Pritchett, the Chris Kattan character, keeps insisting that the place is possessed by malevolent spirits — that the house itself wants them all dead. This information is correct but unhelpful: they can’t get out of the house anyway, so it doesn’t matter who’s trying to kill them. Pritchett would do well to shut up, especially if he’s going to keep speaking with Chris Kattan’s voice, a grating, nasal baritone that is itself responsible for countless deaths.

This brings us to the film’s major obstacle. It wants to be the sort of movie where a lot of people die in a gory fashion. But it only has seven characters, and at least one of them, preferably one of the blondes, is required by Hollywood law to still be alive at the end. The movie’s workaround for this scarcity of victims is twofold. One, we see bloody flashbacks to 1930s mayhem, when the inmates got fed up and attacked the crazy doctor and his staff. Two, some of the characters in the present die more than once. Evelyn is found electrocuted to death by ghosts — which makes Price very angry, even though he hated her — and is subsequently revived by Dr. Donald Blackburn, with whom she had conspired to fake her death in order to trick Price. Then she is killed for real by the house’s dark energy, which takes the form of a black cloud, like the one that hovers around Pigpen. Likewise, Price is shot several times in the chest, and we are encouraged to believe he’s dead for several minutes before it’s revealed that the gun had blanks and he was using squibs to fake everybody out, whereupon he is also killed by the house.
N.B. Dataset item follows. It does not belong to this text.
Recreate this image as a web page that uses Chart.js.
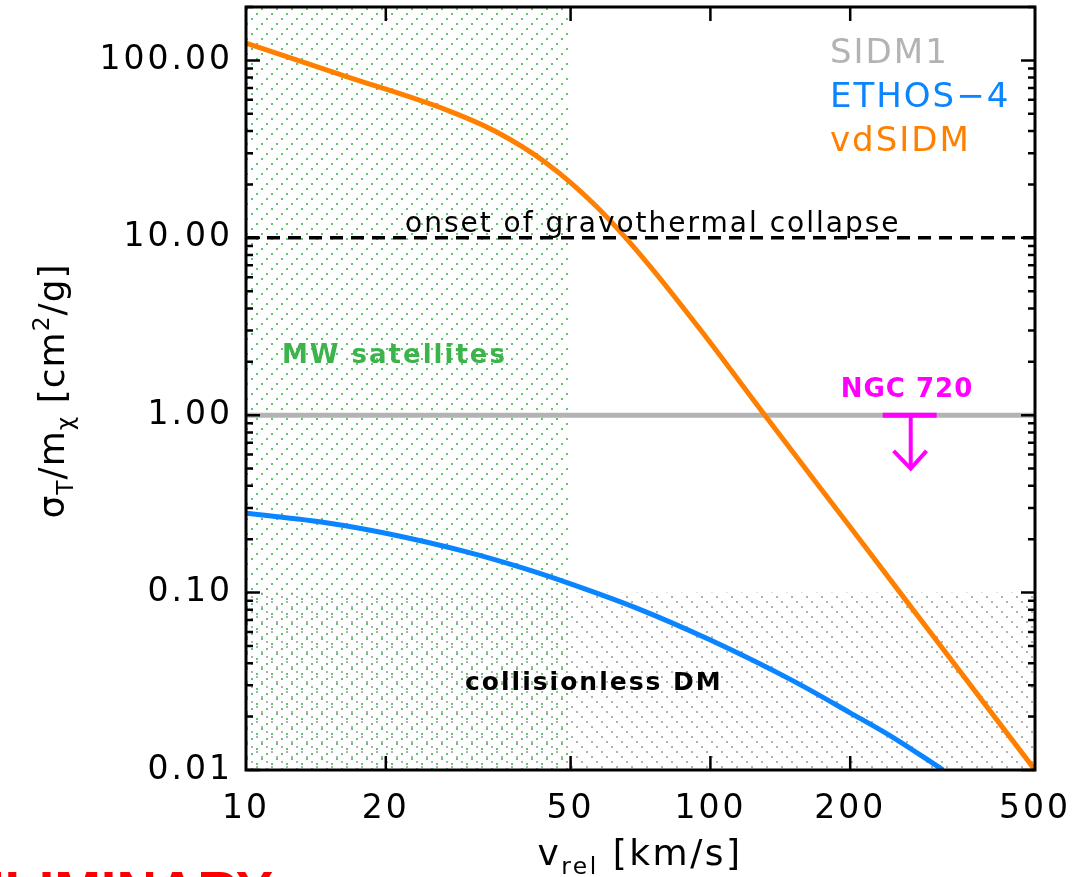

Perhaps you are wondering how the angry house chose these particular people to invite to Evelyn’s birthday party. The movie is glad you asked! It’s because they’re all descendants of people who worked with Crazy Experimenting Doctor, and they must be punished for their ancestors’ crimes. This is not entirely fair, but try telling the house that. The house has a very Old Testament philosophy when it comes to the sins of the fathers being answered upon the heads of the children. Let’s be honest, the house is as insane as its former occupants were — maybe more so, comparatively speaking, since the sanity baseline for edifices is so much lower than for people. I mean, a person acts a little squirrelly and you think, “Ha, well, it takes all kinds to make a world.” But when a house behaves strangely you think, “Holy crap, this place is BANANAS!,” and you call a priest.

Anyway, the point is this: the house is bad, not the hill. Maybe that’s not supposed to be the point, but it’s the message I took away from it. The hills in “The Hills Have Eyes” don’t have eyes, either. The people who live in the hills do. I’m tired of liberal Hollywood taking out its prejudices on innocent hills, and I won’t stand for it anymore.